Lubega is among a group of tours and travel agents who are in our group. His camera’s shutters crack and startle the huge crocodile. Frightened, the crocodile, in a slat second, dashes and dives into the water. It disappears for good. “Ooh, Uganda is such a beautiful country,” the honeymooning Sheila again cries out. By the time we hit the bottom of Murchison Falls, the Canadians are spell bound. “But why do some people say the place is not secure? Are there rebels in this park?” The overwhelmed couple asks. “No,” everybody answers. At night, October 19, the excited Canadians buy drinks for every member of our group.

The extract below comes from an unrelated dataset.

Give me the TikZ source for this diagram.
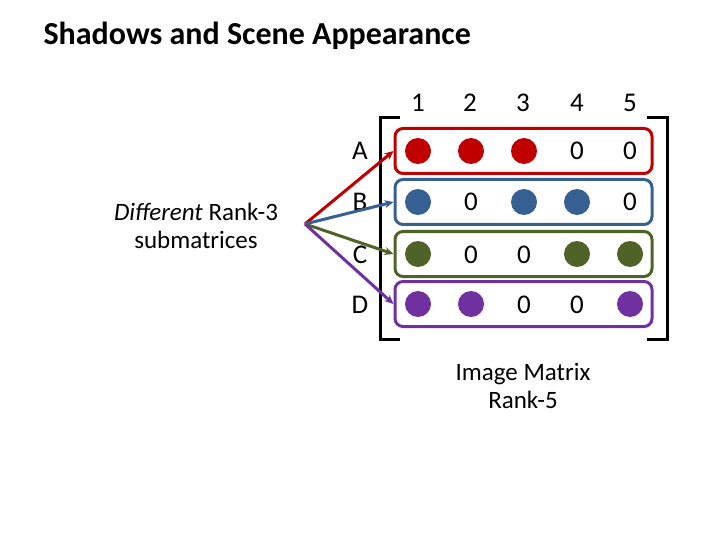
\documentclass[tikz,border=0pt]{standalone}
\usepackage{fontspec}
\setmainfont{Carlito}
\usetikzlibrary{arrows.meta}
\definecolor{rowA}{HTML}{C00000}
\definecolor{rowB}{HTML}{376092}
\definecolor{rowC}{HTML}{4F6228}
\definecolor{rowD}{HTML}{7030A0}
\tikzset{
  cell/.style={font=\fontsize{27}{30}\selectfont, text height=18pt, text depth=0pt, inner sep=0pt},
  dot/.style={circle, minimum size=26pt, inner sep=0pt},
  rowbox/.style={draw, line width=3pt, rounded corners=8pt, minimum width=257pt, minimum height=45pt},
  link/.style={-{Stealth[length=9pt,width=8pt]}, line width=3pt},
  bracket/.style={line width=3pt}
}
\begin{document}
\begin{tikzpicture}[x=1pt, y=-1pt]
    \useasboundingbox (0,0) rectangle (720,540);
    \node (title) [anchor=west, font=\bfseries\fontsize{32}{34}\selectfont] at (40,36) {Shadows and Scene Appearance};

    % Column headers.
    \foreach \c/\x in {1/418, 2/470, 3/523, 4/577, 5/630} {%
        \node (head \c) [cell] at (\x,103) {\c};
    }

    % Rows.
    \foreach \r/\y/\col in {A/151/rowA, B/202/rowB, C/254/rowC, D/304/rowD} {%
        \node (row \r) [rowbox, draw=\col] at (523.5,\y) {};
        \node (name \r) [cell] at (360,\y) {\r};
    }

    % Entries.
    \foreach \r/\y/\col/\entries in {A/151/rowA/{1,1,1,0,0}, B/202/rowB/{1,0,1,1,0},
                                     C/254/rowC/{1,0,0,1,1}, D/304/rowD/{1,1,0,0,1}} {%
        \foreach \e [count=\c] in \entries {%
            \pgfmathsetmacro{\x}{418 + (\c-1)*53}
            \ifnum\e=1
                \node (cell \r\c) [dot, fill=\col] at (\x,\y) {};
            \else
                \node (cell \r\c) [cell] at (\x,\y) {0};
            \fi
        }
    }

    % Brackets.
    \coordinate (bl top) at (400,118);
    \coordinate (bl bot) at (400,339);
    \coordinate (br top) at (647,118);
    \coordinate (br bot) at (647,339);
    \draw [bracket] (bl top) -- ++(-20,0) |- (bl bot);
    \draw [bracket] (br top) -- ++(20,0) |- (br bot);

    % Arrows.
    \node (sub) [align=center, font=\fontsize{25}{28}\selectfont] at (196,226) {\textit{Different} Rank-3\\submatrices};
    \coordinate (fan) at (305,224);
    \foreach \r/\col in {A/rowA, B/rowB, C/rowC, D/rowD} {%
        \draw [link, draw=\col] (fan) -- (row \r.west);
    }

    \node (caption) [align=center, font=\fontsize{25}{28}\selectfont] at (523,386) {Image Matrix\\Rank-5};
\end{tikzpicture}
\end{document}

Early the following day, after a peaceful and comfortable night at Paraa Safari Lodge, the game drive adventure kicks off at 7:00am. Luck is on our side. Our guide spots a leopard perched up on a tree. The shy predator disappears before any body can take its photo. A few moments later, we come across another leopard. It is gracefully resting on a tree branch and looks defiant. It shares with its eyes as sharp as our cameras’ focus on its body. The Canadians have no words. They just take as many shots as they can. It is at this moment that Lubega runs out of film. After a couple of minutes, daring Sheila gets out of the Paraa Safari Lodge four-wheel drive vehicle to get a better view of the spotted beast. The beautiful creature, with glowing eyes, does not like her movements. It dashes down as if it is going to pounce on her. As a result of her reflex action, she finds herself back in the vehicle, in her seat.
Sightseeing at Murchison Falls The savannah landscape teems with giraffes. They peep at the vehicle with pride. They seem to be in no hurry. They hesitate to leave the middle of the road. As the vehicle approaches, they majestically and gracefully move away occasionally turning their long necks to peek at their visitors. They move with poise, similar to that of Ziper models on the catwalk. The interesting drive continues.
We count our selves lucky again after sighting a male lion stalking some kobs. We get closer. The lion ignores us. We close the gap to about 15 metres, the lion just yawns. I save the last hunt for breakfast. They just run away. We stare, least aware that we are next to their head-a no nonsense old aggressive lion called Abraham. We have now got used to harmless lions.
We drive closer. It is a mistake. Abraham is far from friendly. He roars and licks his tongue. We ignore him to our peril. Not being used to such arrogance from man, Abraham roars again. The earth shakes. Before we know what he is up to, he charges towards the vehicle. We drop on our seats from atop the vehicle roof, shaking with fear. As we become terrified, one of Abraham’s wives’ emerges from a nearby shrub. She has three cubs. The cubs and their mother run away as cameras turn in their direction. The driver follows in a leisurely pursuit. The animals increase their pace we give up.
Sighting two leopards and eight lions in one hour is the best luck a tourist can ever get. We call it a day.” It is because you came with us. We have brought luck from Canada.” Bryan and Sheila joke. Later, when we move close to elephants which surprisingly become friendly, the Canadian honeymooners make up their mind: “When we get children, we will bring them here. I was born in Uganda when Idi Amin expelled Indians,” Sheila who married fireman Bryan on June 15 last year says. Paraa Safari Lodge sponsored the trip to Murchison falls National Park. The hotel management occasionally takes officials from various tour and travel agencies on such trips to create awareness about the safety of the park.
Sheila and Bryan were tourists who happened to move with us. Most tourists from the US and UK are wary of visiting the place because the travel advisories from their respective embassies have blacklisted the park as unsafe. The UPDF spokesman Major Shaban Bantariza says those who say the park is insecure are speculating. “We chased the terrorists from Zambia swamp in Apac District near the park to Aswa County Far Away. We have deployed two battalions in the park. It is safe,” he says. Paraa Safari Lodge has also slashed their rates by 50% to promote domestic tourism during the current off peak season. Bed and breakfast at the up market lodge now goes for $45 while full board accommodation for two is $105.
The park also runs a special bus to the park at a rate of $20 per a one-way trip from Kampala. Alternatively visitors can fly to the area for $85 per person for a one-way trip.